The remaining 68.5 percent is dark energy, a mysterious force that is causing the expansion of the Universe to accelerate over time, and was first inferred by observations of distant supernovae in the late 1990s.
Put another way, this means the total amount of matter in the observable Universe is equivalent to 66 billion trillion times the mass of our Sun, Mohamed Abdullah, a University of California, Riverside astrophysicist and the paper's lead author, told AFP.
Most of this matter, 80 percent, is called dark matter.
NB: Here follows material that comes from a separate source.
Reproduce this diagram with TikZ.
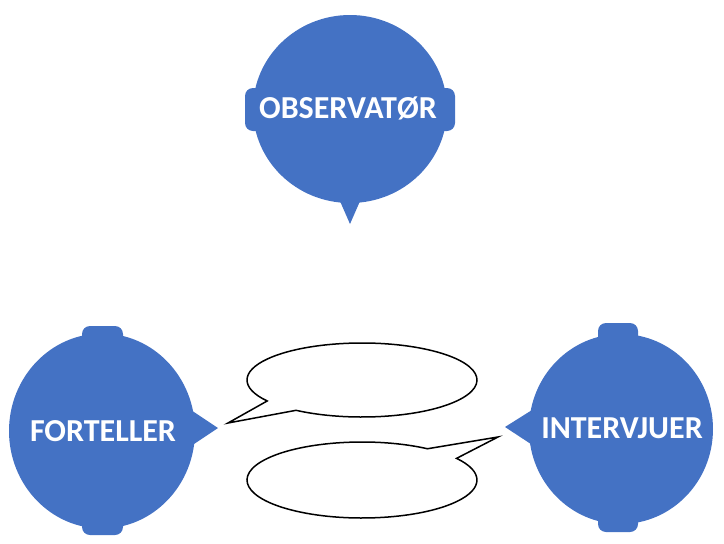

Its nature is not yet known, but it may consist of some as-yet-undiscovered subatomic particle.
The latest measurements correspond well with values previously found by other teams using different cosmological techniques, such as measuring temperature fluctuations in the low-energy radiation left over from the Big Bang.
"This has been a long process over the course of 100 years where we're gradually getting more and more precise," Gillian Wilson, the study's co-author and a professor at UCR told AFP.
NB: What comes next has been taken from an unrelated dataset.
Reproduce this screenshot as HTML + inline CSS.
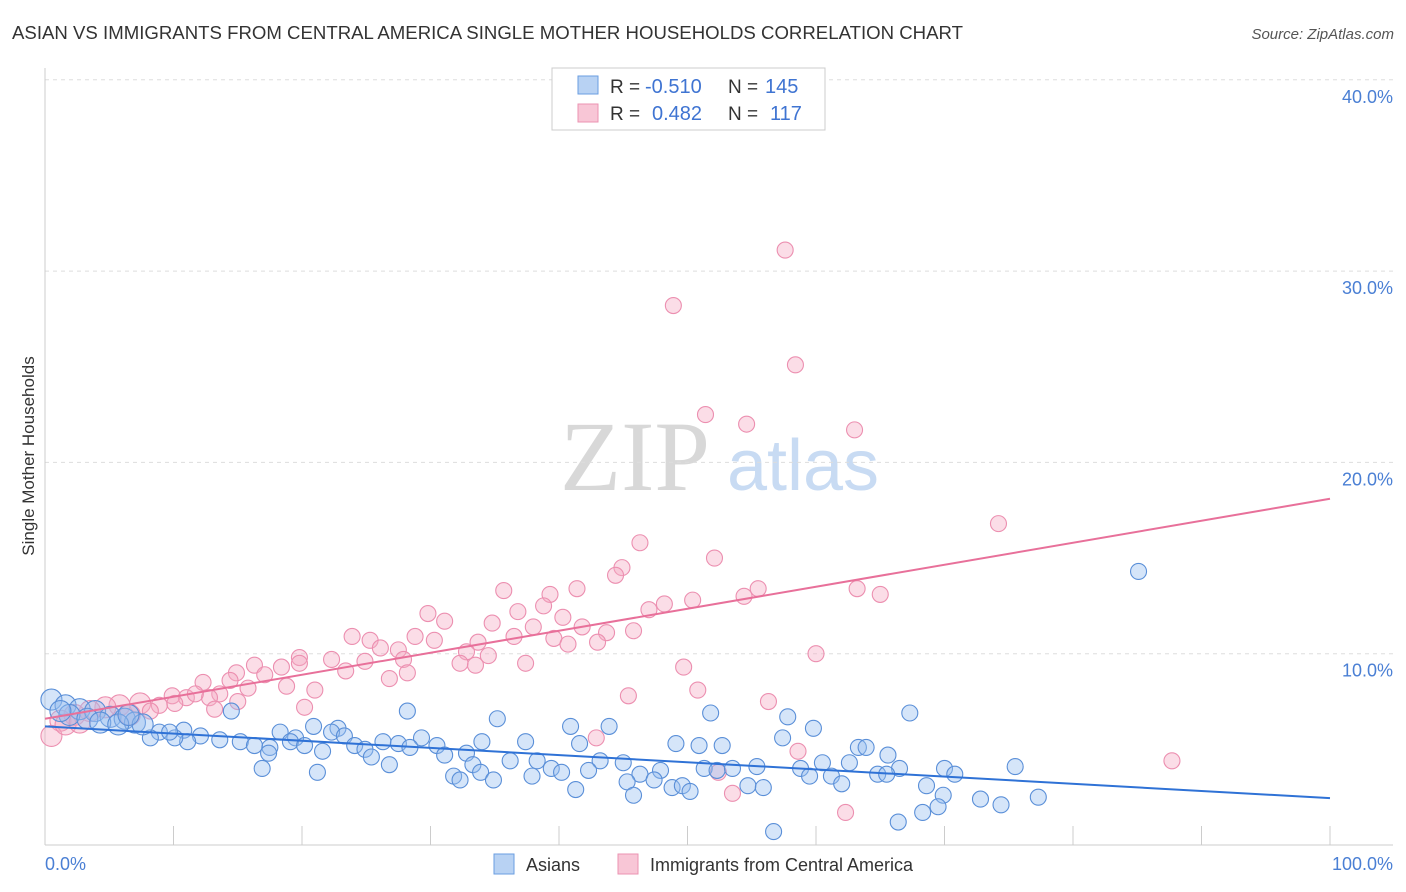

"It's just kind of cool to be able to make such a fundamental measurement about the Universe without leaving planet Earth," she added.
So how exactly do you weigh the Universe?
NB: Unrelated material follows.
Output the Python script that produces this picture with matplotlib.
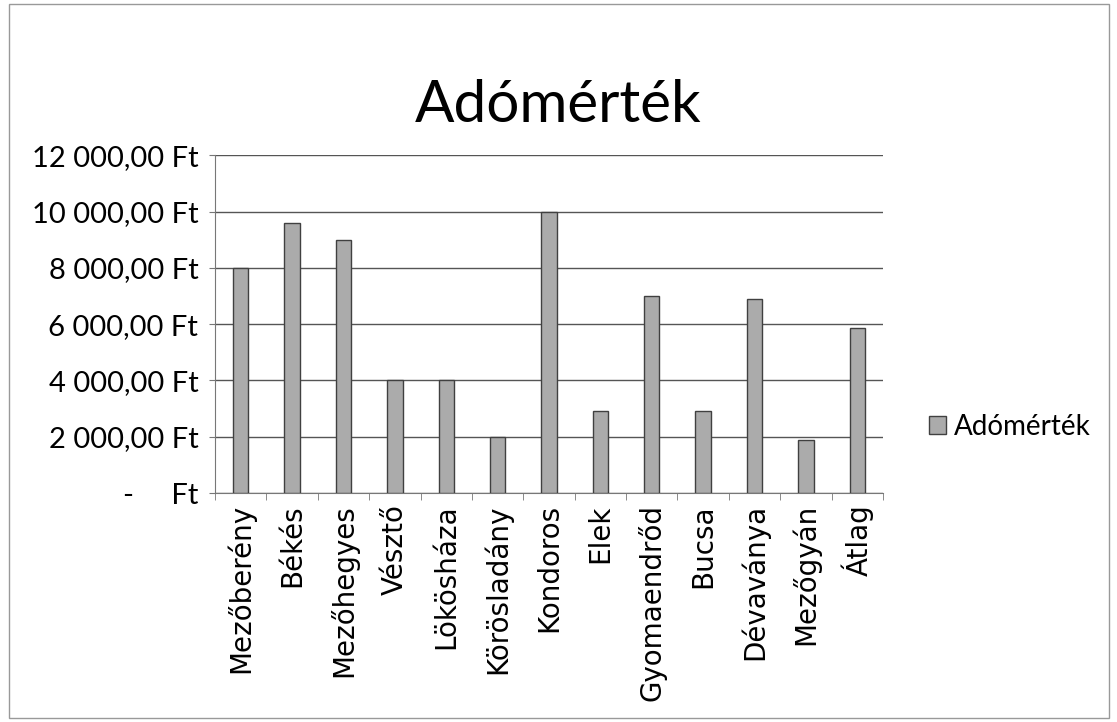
import matplotlib.pyplot as plt
import numpy as np

telepulesek = ['Mezőberény', 'Békés', 'Mezőhegyes', 'Vésztő', 'Lökösháza', 'Körösladány',
               'Kondoros', 'Elek', 'Gyomaendrőd', 'Bucsa', 'Dévaványa', 'Mezőgyán', 'Átlag']
adomertek = [8000, 9600, 9000, 4000, 4000, 2000, 10000, 2900, 7000, 2900, 6900, 1900, 5850]
y_ticks = [0, 2000, 4000, 6000, 8000, 10000, 12000]


def ft_label(v):
    if v == 0:
        return '-     Ft'
    return f'{v:,.2f}'.replace(',', ' ').replace('.', ',') + ' Ft'


plt.rcParams['font.family'] = ['Lato', 'DejaVu Sans']

fig = plt.figure(figsize=(11.17, 7.22), dpi=100)
ax = fig.add_axes([0.1925, 0.317, 0.598, 0.468])

x = np.arange(len(telepulesek))
ax.bar(x, adomertek, width=0.3, color='#ababab', edgecolor='#404040', linewidth=1.0,
       label='Adómérték', zorder=3)

ax.set_xlim(-0.5, len(telepulesek) - 0.5)
ax.set_ylim(0, 12000)
ax.set_yticks(y_ticks)
ax.set_yticklabels([ft_label(v) for v in y_ticks], fontsize=21)
ax.set_xticks(x)
ax.set_xticklabels(telepulesek, rotation=90, fontsize=20, family=['DejaVu Sans'])
ax.set_xticks(np.arange(-0.5, len(telepulesek)), minor=True)
ax.tick_params(axis='x', which='major', length=0, pad=8)
ax.tick_params(axis='x', which='minor', length=5, color='#777777')
ax.tick_params(axis='y', length=4, color='#777777', pad=8)

ax.grid(axis='y', color='#555555', linewidth=1.0, zorder=0)
for side in ['top', 'right']:
    ax.spines[side].set_visible(False)
ax.spines['left'].set_color('#777777')
ax.spines['bottom'].set_color('#777777')

fig.suptitle('Adómérték', fontsize=42, y=0.89)
fig.legend(loc='center left', bbox_to_anchor=(0.832, 0.409), frameon=False, fontsize=20,
           handlelength=0.6, handleheight=0.6, handletextpad=0.3,
           borderaxespad=0, borderpad=0)

fig.patches.append(plt.Rectangle((0.008, 0.005), 0.985, 0.99, transform=fig.transFigure,
                                 fill=False, edgecolor='#999999', linewidth=1))

fig.savefig('out.png', dpi=100)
The team honed a 90-year-old technique that involves observing how galaxies orbit inside galaxy clusters, massive systems that contain thousands of galaxies.
These observations told them how strong each galaxy cluster's gravitational pull was, from which its total mass could then be calculated.
Fate of the Universe
In fact, explained Wilson, their technique was originally developed by the pioneering astronomer Fritz Zwicky, who was the first person to suspect the existence of dark matter in galaxy clusters, in the 1930s.
He noticed that the combined gravitational mass of the galaxies he observed in the nearby Coma galaxy cluster was insufficient to prevent those galaxies from flying away from one another, and realised there must be some other invisible matter at play.
The UCR team, whose research received money from the US National Science Foundation and NASA, refined Zwicky's technique, developing a tool they called GalWeight that determines more accurately which galaxies belong to a given cluster and which do not.
They applied their tool to the Sloan Digital Sky Survey, the most detailed three-dimensional maps of the Universe currently available, measuring the mass of 1,800 galaxy clusters and creating a catalogue.
Finally, they compared the number of clusters observed per unit volume in their catalogue against a series of computer simulations, each of which was fed a different value for the total matter of the Universe.
Simulations with too little matter had too few clusters, while those with too much matter had too many clusters.
Wilson explained that having a more precise measure of the total amount of matter in the Universe may take us a step closer to learning the nature of dark matter, because "we know just how much matter we should be looking for" when scientists carry out particle experiments, for example at the Large Hadron Collider.
What's more, "the total amount of dark matter and dark energy tells us the fate of the Universe," she added, with the current scientific consensus being that we are headed for a "Big Freeze" where galaxies move further and further apart, and the stars in those galaxies eventually run out of fuel.